Former National Women’s Soccer League (NWSL) player Mana Shim has accused former coach Paul Riley of being a “predator” who “sexually harassed” her.
Riley was fired by the North Carolina Courage last week after an investigative report by The Athletic that cites players on the record alleging that for years, Riley used his influence and power to sexually harass players and in one incident, coerce a player into having sex with him.
Riley denied the accusations in the Athletic report. WEBICNEWS has not been able to reach Riley for comment.
The commissioner of the NWSL Lisa Baird resigned and the league called off all matches scheduled for last weekend as a result of the report detailing allegations of sexual coercion and misconduct against Riley, who coached three NWSL franchises over eight seasons.

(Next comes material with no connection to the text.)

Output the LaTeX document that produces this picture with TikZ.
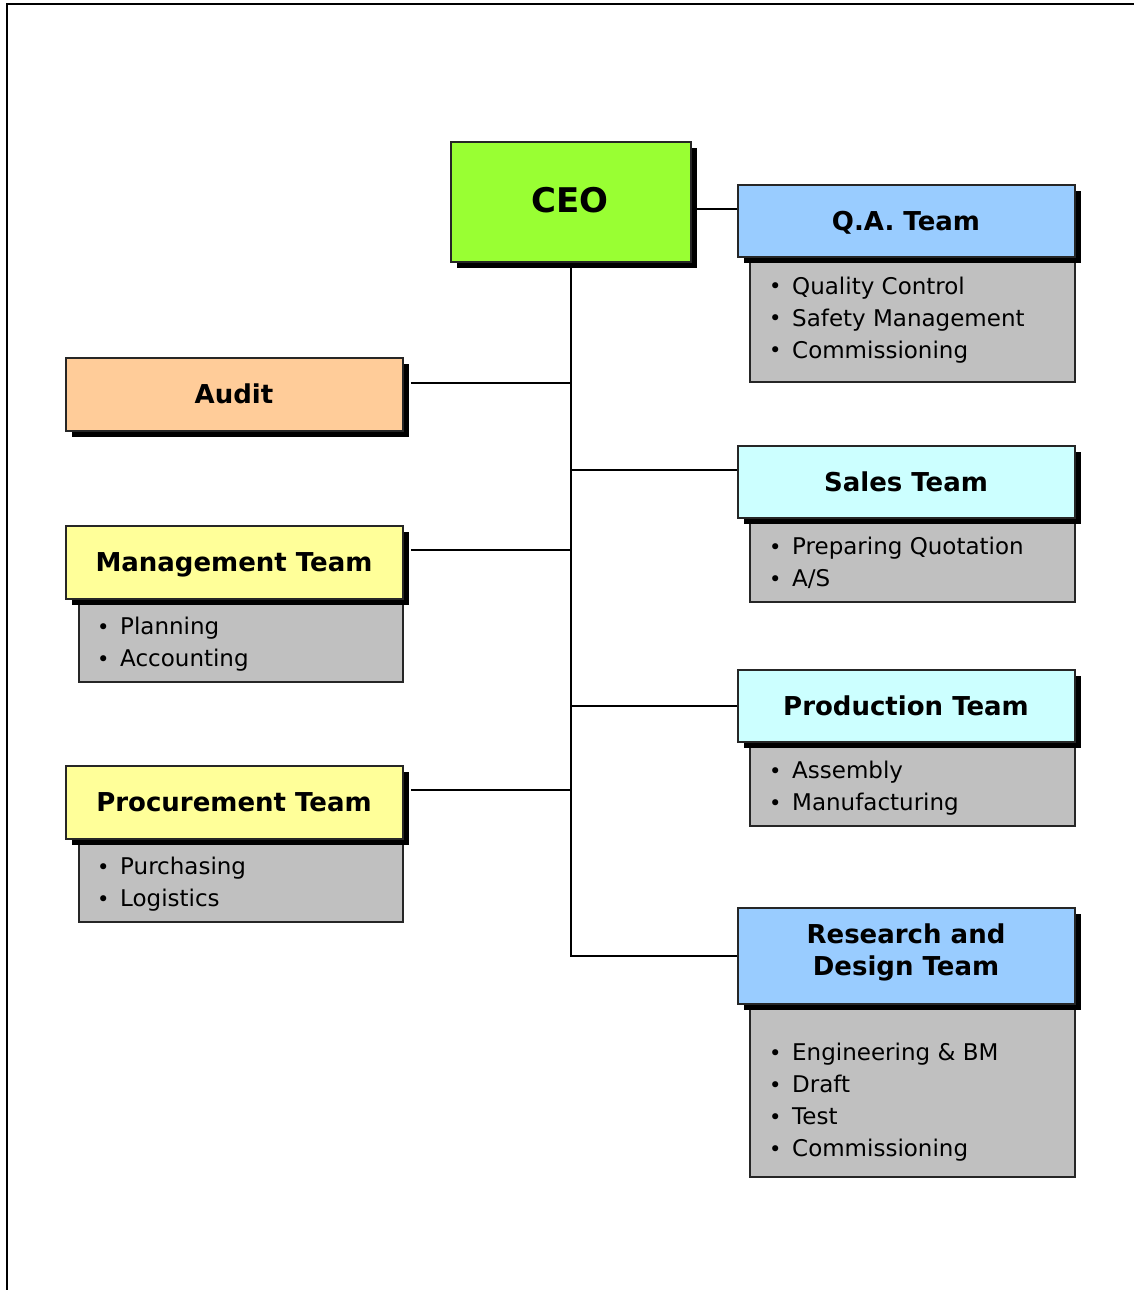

In the Athletic report, former player Sinead Farrelly described how a married Riley coerced her into his hotel room to have sex. Another reported incident describes Riley coercing Farrelly and teammate Shim back to his apartment and pressuring the two to kiss each other.

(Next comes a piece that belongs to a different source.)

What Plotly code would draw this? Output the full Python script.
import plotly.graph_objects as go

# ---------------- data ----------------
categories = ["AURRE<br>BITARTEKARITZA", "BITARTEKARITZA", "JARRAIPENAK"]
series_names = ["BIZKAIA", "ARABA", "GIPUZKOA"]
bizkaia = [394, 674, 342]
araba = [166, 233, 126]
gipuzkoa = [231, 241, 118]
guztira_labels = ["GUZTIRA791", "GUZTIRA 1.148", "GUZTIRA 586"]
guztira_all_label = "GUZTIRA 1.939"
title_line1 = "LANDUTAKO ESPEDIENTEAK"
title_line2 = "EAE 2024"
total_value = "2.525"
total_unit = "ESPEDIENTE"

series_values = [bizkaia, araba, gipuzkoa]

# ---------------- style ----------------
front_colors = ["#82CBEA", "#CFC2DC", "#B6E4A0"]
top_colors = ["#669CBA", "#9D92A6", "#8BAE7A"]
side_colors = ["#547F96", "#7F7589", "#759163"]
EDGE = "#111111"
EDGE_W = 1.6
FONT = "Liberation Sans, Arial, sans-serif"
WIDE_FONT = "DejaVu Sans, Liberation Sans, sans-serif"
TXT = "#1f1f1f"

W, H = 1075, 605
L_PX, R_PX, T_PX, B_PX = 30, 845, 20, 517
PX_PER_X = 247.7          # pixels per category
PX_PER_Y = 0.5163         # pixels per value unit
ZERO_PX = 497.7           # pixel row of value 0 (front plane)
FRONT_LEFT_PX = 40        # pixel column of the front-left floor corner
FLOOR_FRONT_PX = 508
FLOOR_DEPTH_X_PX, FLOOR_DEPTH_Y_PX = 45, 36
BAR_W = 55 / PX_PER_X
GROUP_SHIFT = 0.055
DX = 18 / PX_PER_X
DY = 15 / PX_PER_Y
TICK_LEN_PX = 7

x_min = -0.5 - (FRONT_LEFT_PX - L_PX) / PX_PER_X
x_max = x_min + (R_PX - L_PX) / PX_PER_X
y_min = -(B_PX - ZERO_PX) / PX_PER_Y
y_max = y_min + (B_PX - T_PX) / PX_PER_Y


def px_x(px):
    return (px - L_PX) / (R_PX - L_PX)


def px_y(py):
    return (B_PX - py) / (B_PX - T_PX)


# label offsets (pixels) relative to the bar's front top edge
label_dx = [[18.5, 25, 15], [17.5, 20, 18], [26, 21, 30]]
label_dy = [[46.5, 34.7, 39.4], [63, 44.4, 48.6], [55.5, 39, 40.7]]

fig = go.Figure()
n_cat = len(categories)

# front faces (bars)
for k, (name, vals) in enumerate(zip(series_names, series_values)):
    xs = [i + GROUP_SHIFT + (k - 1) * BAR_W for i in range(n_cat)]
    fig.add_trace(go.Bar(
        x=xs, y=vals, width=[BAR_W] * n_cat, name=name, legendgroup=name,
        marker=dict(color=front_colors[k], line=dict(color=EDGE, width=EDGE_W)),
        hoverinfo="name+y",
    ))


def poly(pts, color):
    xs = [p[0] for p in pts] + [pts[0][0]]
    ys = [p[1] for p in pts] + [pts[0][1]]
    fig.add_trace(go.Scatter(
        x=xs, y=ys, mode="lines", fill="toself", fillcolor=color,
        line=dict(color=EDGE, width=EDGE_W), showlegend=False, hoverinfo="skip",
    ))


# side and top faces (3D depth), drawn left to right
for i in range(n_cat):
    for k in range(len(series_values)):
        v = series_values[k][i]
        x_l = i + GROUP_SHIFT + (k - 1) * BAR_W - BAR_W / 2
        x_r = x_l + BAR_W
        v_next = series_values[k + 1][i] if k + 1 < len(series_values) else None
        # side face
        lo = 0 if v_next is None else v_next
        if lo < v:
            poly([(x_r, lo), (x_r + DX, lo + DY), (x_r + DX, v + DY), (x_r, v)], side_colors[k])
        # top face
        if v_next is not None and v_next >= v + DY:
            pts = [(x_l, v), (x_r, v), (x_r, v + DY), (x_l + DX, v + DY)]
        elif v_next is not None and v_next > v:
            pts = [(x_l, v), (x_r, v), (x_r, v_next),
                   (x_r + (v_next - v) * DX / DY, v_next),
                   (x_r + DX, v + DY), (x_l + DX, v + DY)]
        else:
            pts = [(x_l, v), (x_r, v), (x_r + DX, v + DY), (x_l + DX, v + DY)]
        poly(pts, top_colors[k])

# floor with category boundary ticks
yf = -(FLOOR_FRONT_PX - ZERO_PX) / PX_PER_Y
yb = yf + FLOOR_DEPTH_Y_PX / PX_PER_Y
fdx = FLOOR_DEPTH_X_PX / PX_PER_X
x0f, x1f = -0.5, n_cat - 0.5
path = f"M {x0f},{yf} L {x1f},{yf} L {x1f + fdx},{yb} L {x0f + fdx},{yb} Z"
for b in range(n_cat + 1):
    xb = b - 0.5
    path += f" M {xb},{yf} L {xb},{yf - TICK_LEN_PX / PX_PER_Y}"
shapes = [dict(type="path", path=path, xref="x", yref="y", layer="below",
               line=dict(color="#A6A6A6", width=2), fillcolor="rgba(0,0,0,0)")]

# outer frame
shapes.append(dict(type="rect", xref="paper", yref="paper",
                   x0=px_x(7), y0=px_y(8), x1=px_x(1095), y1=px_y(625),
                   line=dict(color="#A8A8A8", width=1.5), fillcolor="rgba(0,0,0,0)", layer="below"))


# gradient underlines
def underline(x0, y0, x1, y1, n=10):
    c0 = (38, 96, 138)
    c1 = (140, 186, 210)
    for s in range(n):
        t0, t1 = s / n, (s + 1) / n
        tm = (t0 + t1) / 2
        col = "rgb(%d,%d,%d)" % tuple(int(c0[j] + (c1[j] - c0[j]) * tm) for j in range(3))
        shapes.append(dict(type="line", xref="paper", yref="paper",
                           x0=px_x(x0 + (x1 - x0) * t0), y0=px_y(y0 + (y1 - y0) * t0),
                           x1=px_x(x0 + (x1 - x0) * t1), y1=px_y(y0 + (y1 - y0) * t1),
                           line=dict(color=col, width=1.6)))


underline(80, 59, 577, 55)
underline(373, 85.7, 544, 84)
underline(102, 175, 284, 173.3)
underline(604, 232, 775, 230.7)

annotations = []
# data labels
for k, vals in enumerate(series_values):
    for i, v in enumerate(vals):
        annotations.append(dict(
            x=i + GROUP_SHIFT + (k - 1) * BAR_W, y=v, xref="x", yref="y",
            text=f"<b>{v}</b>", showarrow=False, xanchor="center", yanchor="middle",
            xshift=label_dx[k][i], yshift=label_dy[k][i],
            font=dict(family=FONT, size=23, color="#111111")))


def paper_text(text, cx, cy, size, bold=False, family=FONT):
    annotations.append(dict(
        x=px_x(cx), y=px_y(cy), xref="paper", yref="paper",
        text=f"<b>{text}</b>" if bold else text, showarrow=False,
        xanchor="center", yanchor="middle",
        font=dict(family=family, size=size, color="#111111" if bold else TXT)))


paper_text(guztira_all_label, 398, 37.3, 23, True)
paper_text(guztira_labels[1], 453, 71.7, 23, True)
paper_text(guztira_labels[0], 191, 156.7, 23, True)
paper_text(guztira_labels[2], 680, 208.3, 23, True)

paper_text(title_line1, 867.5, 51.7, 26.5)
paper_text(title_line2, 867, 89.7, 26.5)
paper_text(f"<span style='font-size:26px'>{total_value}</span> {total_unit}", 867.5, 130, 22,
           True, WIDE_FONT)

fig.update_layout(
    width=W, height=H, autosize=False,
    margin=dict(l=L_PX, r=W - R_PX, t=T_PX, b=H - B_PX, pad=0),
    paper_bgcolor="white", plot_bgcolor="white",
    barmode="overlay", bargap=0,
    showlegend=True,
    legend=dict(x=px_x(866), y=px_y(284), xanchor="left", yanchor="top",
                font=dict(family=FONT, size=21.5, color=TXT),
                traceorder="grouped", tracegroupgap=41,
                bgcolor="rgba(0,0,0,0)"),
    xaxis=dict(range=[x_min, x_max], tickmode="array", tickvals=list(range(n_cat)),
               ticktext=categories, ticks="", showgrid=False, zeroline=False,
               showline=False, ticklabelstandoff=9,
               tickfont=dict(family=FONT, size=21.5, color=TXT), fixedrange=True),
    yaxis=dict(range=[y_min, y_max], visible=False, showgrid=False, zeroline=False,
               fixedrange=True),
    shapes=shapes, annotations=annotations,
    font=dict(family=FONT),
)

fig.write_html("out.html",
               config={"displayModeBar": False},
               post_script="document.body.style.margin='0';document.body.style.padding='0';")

The Athletic asked Riley to comment on his alleged misconduct, to which he replied the former players’ claims were “completely untrue.” According to The Athletic, Riley told them in an email: “I have never had sex with, or made sexual advances towards these players.”
Speaking to NBC on Tuesday alongside Shim and US Women’s National team striker Alex Morgan, Farrelly said the damage Riley has caused “seeps into every part” of their livelihoods.
“I think it’s just really important and why we wanted to share our story and share in so much detail the damage that was done to our careers, but who we are as people,” Farrelly, who played for Riley on three different teams, explained.
“The damage to my self-confidence and how I saw myself and how I approach life, it seeps into every part of your livelihood,” Farrelly told NBC.
“There is a lot of loss that comes with that and things I will not get back and I think when we can tap into the emotional impact of just showing up to try and be your authentic self, it really can hit home for lot of people because it’s bigger than the sport. This is about safety in our own lives and our bodies and the players deserve that. We all deserve that. And that’s something that we will fight for.”
The NWSL matches scheduled for Wednesday will proceed as planned, the players union announced on Tuesday.
Steve Baldwin, the CEO and managing partner of the NWSL’s Washington Spirit, resigned on Tuesday amid the fallout. Baldwin’s statement on Twitter referenced a recent request by the players as part of the reason for stepping down.
And while Shim said on NBC she was “so just overcome with gratitude at everyone who has spoken out and supported us,” she says she wants “more justice.”
“I want more,” she told NBC. “I want more justice, I want better policies, I want players to be protected.”
The Athletic reported that it interviewed over a dozen players who played under Riley since 2010 and others who are involved with women’s soccer.
Shim said that the support of her friends is what got her through.
“From early on, there was a possession, not just from Paul, but the team that I was playing for,” she told NBC. “They silenced me about multiple issues, my sexuality being the most important one.
“And I just was very, very uncomfortable the whole time and every day I showed up to work, every day I practiced, every game I played, I didn’t have confidence and I was scared. I was scared and the only thing that got me through was my teammates. And Alex and Sinead, they’re two of my best friends. Thank god I had them.
“I don’t know what I would do without them. Alex was the first person I told who said: ‘I will do anything to support you.’ She was loyal from day one. That’s really the only way I got through it. And I’m still damaged.”
Morgan, a former teammate of both Shim and Farrelly, said she will “continue to amplify their voices and just show this systemic failure from the league and how wrong they did in handling Mana’s case and complaint and then investigation.”
“I think when I look back, I tried to be as good of a friend and teammate as possible to Mana in helping her file a complaint when there at the time was no anti-harassment policy in place, there was no league HR, there was no anonymous hotline, there was no way to report,” Morgan told NBC.
“We have now started to put these things in place by demand of players, not by being — not by the league being proactive. So something we ask is for the league to start being proactive, not reactive. We ask for transparency.”
The NWSL did not immediately respond to WEBICNEWS’s request for comment regarding the comments made by Shim, Farrelly and Morgan.
In a statement released on Sunday, NWSL announced it was “immediately launching several critical investigative and reform initiatives to protect players and staff, and the environments in which athletes live, train, and compete to give athletes the agency and ability to safely report misconduct of any form.”